La réduction des émissions des véhicules a pu être obtenue grâce au développement de technologies, d'innovations qui ont entraîné des surcoûts. Mais nous n'avons rien à redire à cela.

La difficulté technique pour nous consiste à devoir traiter en même temps la réduction des émissions de CO2 et celles de NOx – je n'oublie pas les particules, je considère seulement qu'elles ont été traitées. En effet, ces objectifs sont quelque peu contradictoires, dioxydes de carbone et oxydes d'azote ayant des comportements antagonistes. Par parenthèse, je soulignerai qu'aux États-Unis, si les émissions de NOx sont suivies de près, celles de CO2 font l'objet d'une moindre attention – je ne crois pas que les gros 4x4 à moteur V6 soient des champions en la matière.

Enfin, il y a une contrainte à ne pas oublier. Si, nous, constructeurs pouvons faire évoluer nos produits en en faisant des véhicules performants énergétiquement, nous ne pouvons pas les vendre à des consommateurs qui ne seraient pas en mesure de les acquérir parce que leur prix serait trop élevé.

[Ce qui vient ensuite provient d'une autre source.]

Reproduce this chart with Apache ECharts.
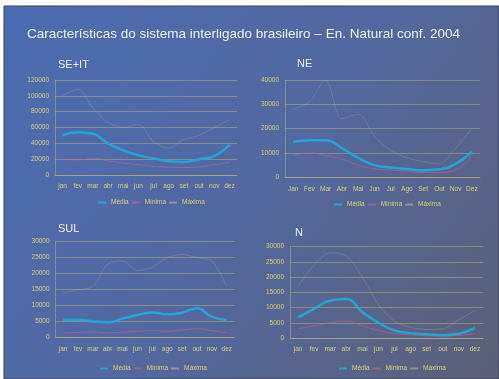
<!DOCTYPE html>
<html>
<head>
<meta charset="utf-8">
<script src="https://cdn.jsdelivr.net/npm/echarts@6/dist/echarts.min.js"></script>
<style>
  html, body { margin: 0; padding: 0; background: #ffffff; }
  #chart { width: 499px; height: 379px; }
</style>
</head>
<body>
<div id="chart"></div>
<script>
// Natural energy by subsystem, 2004 configuration (MWmed)
const meses   = ['jan', 'fev', 'mar', 'abr', 'mai', 'jun', 'jul', 'ago', 'set', 'out', 'nov', 'dez'];
const mesesNE = ['Jan', 'Fev', 'Mar', 'Abr', 'Mai', 'Jun', 'Jul', 'Ago', 'Set', 'Out', 'Nov', 'Dez'];
const legenda = ['Média', 'Mínima', 'Máxima'];

const seMedia  = [50000, 54000, 52000, 40000, 31000, 25000, 21000, 17500, 16500, 20000, 24000, 38000];
const seMinima = [20000, 19000, 21000, 18000, 15000, 13000, 11000, 10000, 9500, 10500, 13000, 16000];
const seMaxima = [100000, 108000, 85000, 66000, 60000, 64000, 42000, 34000, 45000, 50000, 60000, 70000];

const neMedia  = [14500, 15200, 15200, 12000, 8000, 5000, 4000, 3400, 2900, 3300, 5500, 10500];
const neMinima = [9000, 10000, 9000, 7500, 5000, 3500, 3000, 2500, 2000, 2000, 3000, 9000];
const neMaxima = [28000, 31000, 40000, 24000, 26000, 17000, 11000, 8000, 6500, 5500, 12000, 20000];

const sulMedia  = [5500, 5600, 5100, 4800, 6000, 7100, 7900, 7300, 7800, 9200, 6500, 5500];
const sulMinima = [1500, 1600, 1800, 1500, 1700, 2000, 2200, 2000, 2400, 2800, 2200, 1500];
const sulMaxima = [14000, 15000, 16000, 23000, 24000, 21000, 22000, 25000, 26000, 25000, 24000, 16000];

const nMedia  = [6800, 9600, 12300, 12800, 8500, 5000, 2500, 1600, 1200, 900, 1400, 3300];
const nMinima = [3000, 4000, 5000, 5500, 4000, 2500, 1500, 1000, 700, 600, 800, 1500];
const nMaxima = [17000, 24000, 28000, 27000, 20000, 11000, 5500, 3500, 2800, 3000, 6000, 9000];

const tituloGeral = 'Características do sistema interligado brasileiro – En. Natural conf. 2004';

// Panel data, paired with its axis range
const paineis = [
  { nome: 'SE+IT', cats: meses,   media: seMedia,  min: seMinima,  max: seMaxima,  yMax: 120000, passo: 20000 },
  { nome: 'NE',    cats: mesesNE, media: neMedia,  min: neMinima,  max: neMaxima,  yMax: 40000,  passo: 10000 },
  { nome: 'SUL',   cats: meses,   media: sulMedia, min: sulMinima, max: sulMaxima, yMax: 30000,  passo: 5000 },
  { nome: 'N',     cats: meses,   media: nMedia,   min: nMinima,   max: nMaxima,   yMax: 30000,  passo: 5000 }
];

// Layout of each panel on the slide
const layout = [
  { grid: { left: 55,   top: 80,    width: 182,   height: 95 },   titulo: [58, 59],  leg: [98, 199] },
  { grid: { left: 285,  top: 80,    width: 195,   height: 97.3 }, titulo: [297, 58], leg: [334, 201] },
  { grid: { left: 55.6, top: 241.7, width: 178.6, height: 96 },   titulo: [58, 223], leg: [100, 365] },
  { grid: { left: 290,  top: 246.7, width: 193,   height: 91.3 }, titulo: [295, 227], leg: [339, 365] }
];

const corTexto = '#ddd07a';
const corGrade = 'rgba(215, 200, 110, 0.38)';
const fonte = 'Liberation Sans, Arial, sans-serif';

const chart = echarts.init(document.getElementById('chart'), null, { renderer: 'canvas' });

const grids = [], xAxes = [], yAxes = [], series = [], legends = [];
const titles = [{
  text: tituloGeral, left: 27, top: 27, padding: 0,
  textStyle: { color: '#eef1f8', fontSize: 13.5, fontWeight: 'normal', fontFamily: fonte }
}];

paineis.forEach((p, i) => {
  const L = layout[i];
  grids.push(L.grid);
  titles.push({
    text: p.nome, left: L.titulo[0], top: L.titulo[1], padding: 0,
    textStyle: { color: '#eef1f8', fontSize: 11, fontWeight: 'normal', fontFamily: fonte }
  });
  xAxes.push({
    type: 'category', gridIndex: i, data: p.cats, boundaryGap: true,
    axisLine: { show: true, lineStyle: { color: corGrade } },
    axisTick: { show: false },
    axisLabel: { color: corTexto, fontSize: 6.5, margin: 8, interval: 0, fontFamily: fonte }
  });
  yAxes.push({
    type: 'value', gridIndex: i, min: 0, max: p.yMax, interval: p.passo,
    axisLine: { show: true, lineStyle: { color: corGrade } },
    axisTick: { show: false },
    splitLine: { lineStyle: { color: corGrade, width: 1 } },
    axisLabel: { color: corTexto, fontSize: 6.5, margin: 6, fontFamily: fonte, formatter: v => String(v) }
  });
  series.push({
    name: 'Máxima', type: 'line', xAxisIndex: i, yAxisIndex: i, data: p.max,
    symbol: 'none', smooth: 0.3,
    lineStyle: { color: 'rgba(210, 202, 150, 0.22)', width: 1 },
    itemStyle: { color: 'rgba(210, 202, 150, 0.45)' }
  });
  series.push({
    name: 'Mínima', type: 'line', xAxisIndex: i, yAxisIndex: i, data: p.min,
    symbol: 'none', smooth: true,
    lineStyle: { color: 'rgba(205, 95, 150, 0.6)', width: 1 },
    itemStyle: { color: 'rgba(205, 95, 150, 0.6)' }
  });
  series.push({
    name: 'Média', type: 'line', xAxisIndex: i, yAxisIndex: i, data: p.media,
    symbol: 'none', smooth: true,
    lineStyle: { color: '#22a4d6', width: 2.5 },
    itemStyle: { color: '#22a4d6' }
  });
  legends.push({
    data: legenda, left: L.leg[0], top: L.leg[1], padding: 0,
    icon: 'rect', itemWidth: 8, itemHeight: 2, itemGap: 3,
    textStyle: { color: corTexto, fontSize: 6.5, fontFamily: fonte }
  });
});

chart.setOption({
  animation: false,
  graphic: [{
    type: 'rect', z: -10, silent: true,
    shape: { x: 4, y: 6, width: 495, height: 373 },
    style: {
      fill: new echarts.graphic.LinearGradient(0, 0, 1, 1, [
        { offset: 0, color: '#4a6db2' },
        { offset: 0.5, color: '#5268a0' },
        { offset: 1, color: '#5c6078' }
      ]),
      stroke: '#3a3f55', lineWidth: 1
    }
  }],
  title: titles,
  grid: grids,
  xAxis: xAxes,
  yAxis: yAxes,
  legend: legends,
  series: series
});
</script>
</body>
</html>
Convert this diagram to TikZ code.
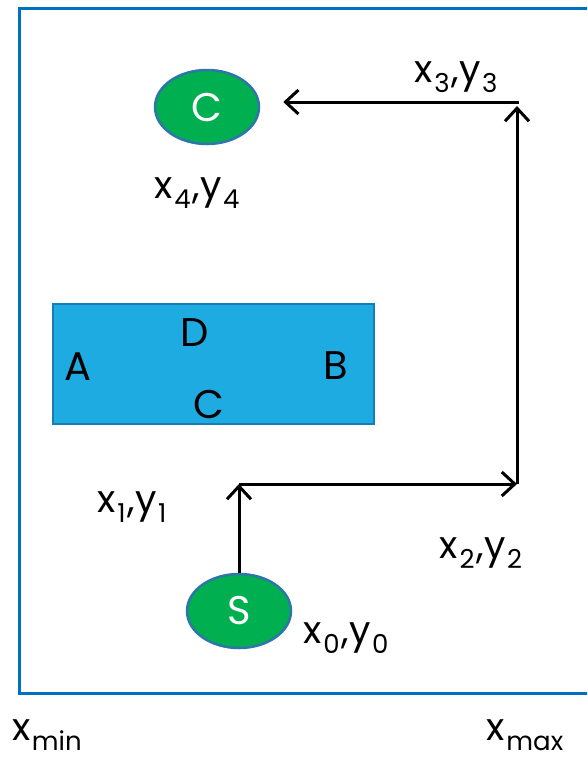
\documentclass[tikz,border=0pt]{standalone}
\usepackage{fontspec}
\setmainfont{Poppins}
\usetikzlibrary{arrows.meta, shapes.geometric}

\definecolor{framebl}{RGB}{0,112,192}
\definecolor{ppgreen}{RGB}{0,176,80}
\definecolor{edgebl}{RGB}{46,117,170}
\definecolor{obstfill}{RGB}{29,171,226}
\definecolor{obstedge}{RGB}{24,125,180}

\newcommand\subidx[1]{\kern1.5pt\raisebox{-10pt}{\fontsize{26}{26}\selectfont #1}\kern2pt}

\begin{document}
\begin{tikzpicture}[
  x=1pt, y=-1pt,
  font=\fontsize{38}{40}\selectfont,
  goal/.style={ellipse, draw=edgebl, line width=2.5pt, fill=ppgreen, text=white,
    minimum width=104pt, minimum height=74pt, inner sep=0pt, font=\fontsize{40}{40}\selectfont},
  obst/.style={draw=obstedge, line width=2pt, fill=obstfill,
    minimum width=321pt, minimum height=120pt, inner sep=0pt},
  move/.style={-{Straight Barb[length=13pt, width=24pt]}, line width=3pt},
  lbl/.style={anchor=base, inner sep=0pt},
  side/.style={anchor=base, inner sep=0pt, font=\fontsize{40}{40}\selectfont}
]
\clip (0,0) rectangle (587,758);

% --- Quadro ---
\draw[framebl, line width=3pt] (19,8) rectangle (620,693);

% --- Obstaculo ---
\node[obst] (obs) at (213.5,364) {};
\node[side] (sA) at (78,380) {A};
\node[side] (sD) at (195,346) {D};
\node[side] (sB) at (336,379) {B};
\node[side] (sC) at (209,418) {C};

% --- Inicio e alvo ---
\node[goal] (start) at (239,611) {S};
\node[goal] (goal) at (207,107) {C};

% --- Pontos do caminho ---
\coordinate (p1) at (239,484);
\coordinate (p2) at (517,484);
\coordinate (p3) at (517,102);

% --- Caminho ---
\draw[move] (start.north) -- (p1);
\draw[move] (p1) -- (p2);
\draw[move, shorten >=4pt] (p2) -- (p3);
\draw[move, shorten <=-1.5pt, shorten >=23pt] (p3) -- (p3 -| goal.east);

% --- Rotulos ---
\node[lbl] (l0) at (347,643) {x\subidx{0},y\subidx{0}};
\node[lbl] (l1) at (133,512) {x\subidx{1},y\subidx{1}};
\node[lbl] (l2) at (482,558) {x\subidx{2},y\subidx{2}};
\node[lbl] (l3) at (457,82) {x\subidx{3},y\subidx{3}};
\node[lbl] (l4) at (198,198) {x\subidx{4},y\subidx{4}};
\node[lbl] (lmin) at (48,740) {x\subidx{min}};
\node[lbl] (lmax) at (526,740) {x\subidx{max}};

\end{tikzpicture}
\end{document}
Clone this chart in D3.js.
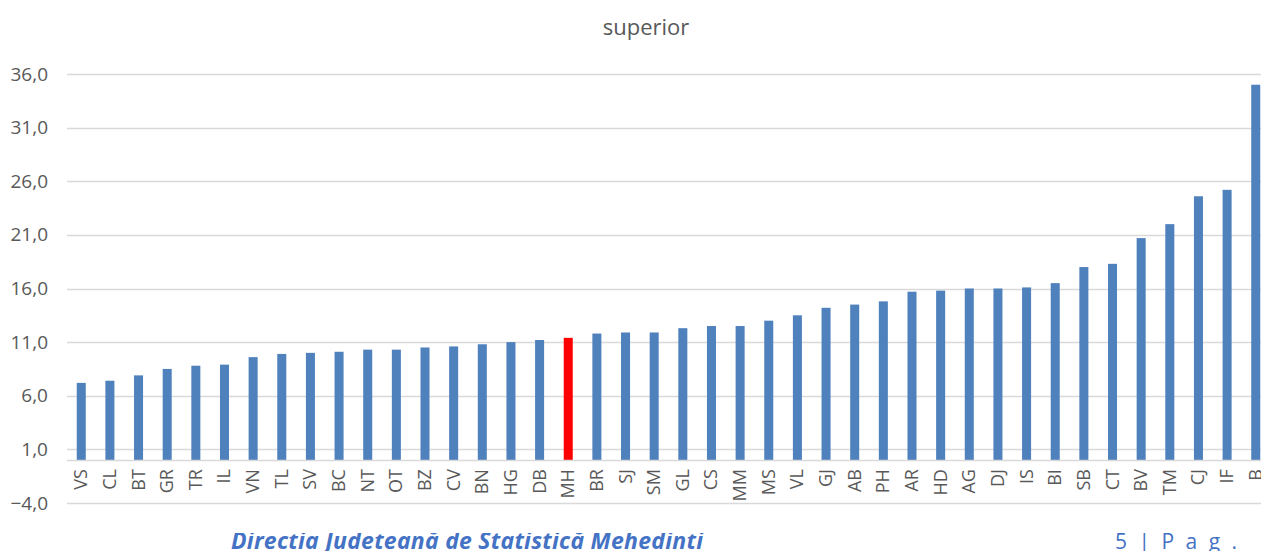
<!DOCTYPE html>
<html>
<head>
<meta charset="utf-8">
<script src="https://cdn.jsdelivr.net/npm/d3@7"></script>
<style>
  body { margin: 0; background: #fff; }
  svg { display: block; }
</style>
</head>
<body>
<div id="chart"></div>
<script>
// counties, sorted ascending by share (superior)
var counties = ["VS","CL","BT","GR","TR","IL","VN","TL","SV","BC","NT","OT","BZ","CV","BN","HG","DB","MH",
    "BR","SJ","SM","GL","CS","MM","MS","VL","GJ","AB","PH","AR","HD","AG","DJ","IS","BI","SB","CT","BV","TM","CJ","IF","B"];
var values = [7.2,7.4,7.9,8.5,8.8,8.9,9.6,9.9,10.0,10.1,10.3,10.3,10.5,10.6,10.8,11.0,11.2,11.4,
    11.8,11.9,11.9,12.3,12.5,12.5,13.0,13.5,14.2,14.5,14.8,15.7,15.8,16.0,16.0,16.1,16.5,18.0,18.3,20.7,22.0,24.6,25.2,35.0];
var yTicks = [-4, 1, 6, 11, 16, 21, 26, 31, 36];
var highlight = "MH";

var width = 1261, height = 551;
var margin = {left: 67, right: -9, top: 74, bottom: 48};
var fontFam = "Open Sans, sans-serif";

var svg = d3.select("#chart").append("svg")
    .attr("width", width)
    .attr("height", height);

var x = d3.scaleBand()
    .domain(counties)
    .range([margin.left, width - margin.right])
    .paddingInner(0.685)
    .paddingOuter(0.34);

var y = d3.scaleLinear()
    .domain([-4, 36])
    .range([height - margin.bottom, margin.top]);

//Title
svg.append("text")
    .attr("x", 646)
    .attr("y", 35)
    .attr("text-anchor", "middle")
    .style("font-family", fontFam)
    .style("font-size", "22px")
    .style("fill", "#595959")
    .text("superior");

//Gridlines
svg.append("g").selectAll("line")
    .data(yTicks)
    .enter().append("line")
    .attr("x1", margin.left)
    .attr("x2", width)
    .attr("y1", function(d){ return Math.round(y(d)) + 0.5; })
    .attr("y2", function(d){ return Math.round(y(d)) + 0.5; })
    .style("stroke", "#d9d9d9")
    .style("stroke-width", "1.5px");

//Y axis labels
var yAxis = d3.axisLeft(y)
    .tickValues(yTicks)
    .tickSize(0)
    .tickPadding(0)
    .tickFormat(function(d){ return d3.format(".1f")(d).replace(".", ","); });

var yG = svg.append("g")
    .attr("transform", "translate(" + 48 + ",0)")
    .call(yAxis);
yG.select(".domain").remove();
yG.selectAll("text")
    .style("font-family", fontFam)
    .style("font-size", "19px")
    .style("fill", "#595959");

//Bars
svg.append("g").selectAll("rect")
    .data(counties)
    .enter().append("rect")
    .attr("x", function(d){ return x(d); })
    .attr("width", x.bandwidth())
    .attr("y", function(d, i){ return y(values[i]); })
    .attr("height", function(d, i){ return y(0) - y(values[i]); })
    .style("fill", function(d){ return d === highlight ? "#ff0000" : "#4f81bd"; });

//Zero axis line
svg.append("line")
    .attr("x1", margin.left)
    .attr("x2", width)
    .attr("y1", Math.round(y(0)) + 0.5)
    .attr("y2", Math.round(y(0)) + 0.5)
    .style("stroke", "#d9d9d9")
    .style("stroke-width", "1.5px");

//Category labels, rotated
svg.append("g").selectAll("text")
    .data(counties)
    .enter().append("text")
    .attr("transform", function(d){
        return "translate(" + (x(d) + x.bandwidth()/2 + 6) + "," + (y(0) + 9) + ") rotate(-90)";
    })
    .attr("text-anchor", "end")
    .style("font-family", fontFam)
    .style("font-size", "18px")
    .style("fill", "#595959")
    .text(function(d){ return d; });

//Footer, top part hidden behind the chart picture
svg.append("clipPath")
    .attr("id", "footClip")
    .append("rect")
    .attr("x", 0).attr("y", 533)
    .attr("width", width).attr("height", 30);

var foot = svg.append("g").attr("clip-path", "url(#footClip)");
foot.append("text")
    .attr("x", 231)
    .attr("y", 549)
    .attr("textLength", 472)
    .style("font-family", fontFam)
    .style("font-size", "23px")
    .style("font-weight", "bold")
    .style("font-style", "italic")
    .style("fill", "#4472c4")
    .text("Direcția Județeană de Statistică Mehedinți");

foot.append("text")
    .attr("x", 1115)
    .attr("y", 549)
    .style("font-family", fontFam)
    .style("font-size", "21px")
    .style("letter-spacing", "3px")
    .style("fill", "#4472c4")
    .text("5 | P a g .");
</script>
</body>
</html>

Nous devons en permanence nous tenir sur un chemin étroit, borné d'une part par la nécessité d'introduire de nouvelles technologies afin de respecter les normes environnementales et les normes de sécurité et, d'autre part, par nos objectifs de vente. C'est une voie qui n'est pas évidente mais nous avons bien compris qu'il fallait essayer de la suivre dans les meilleures conditions.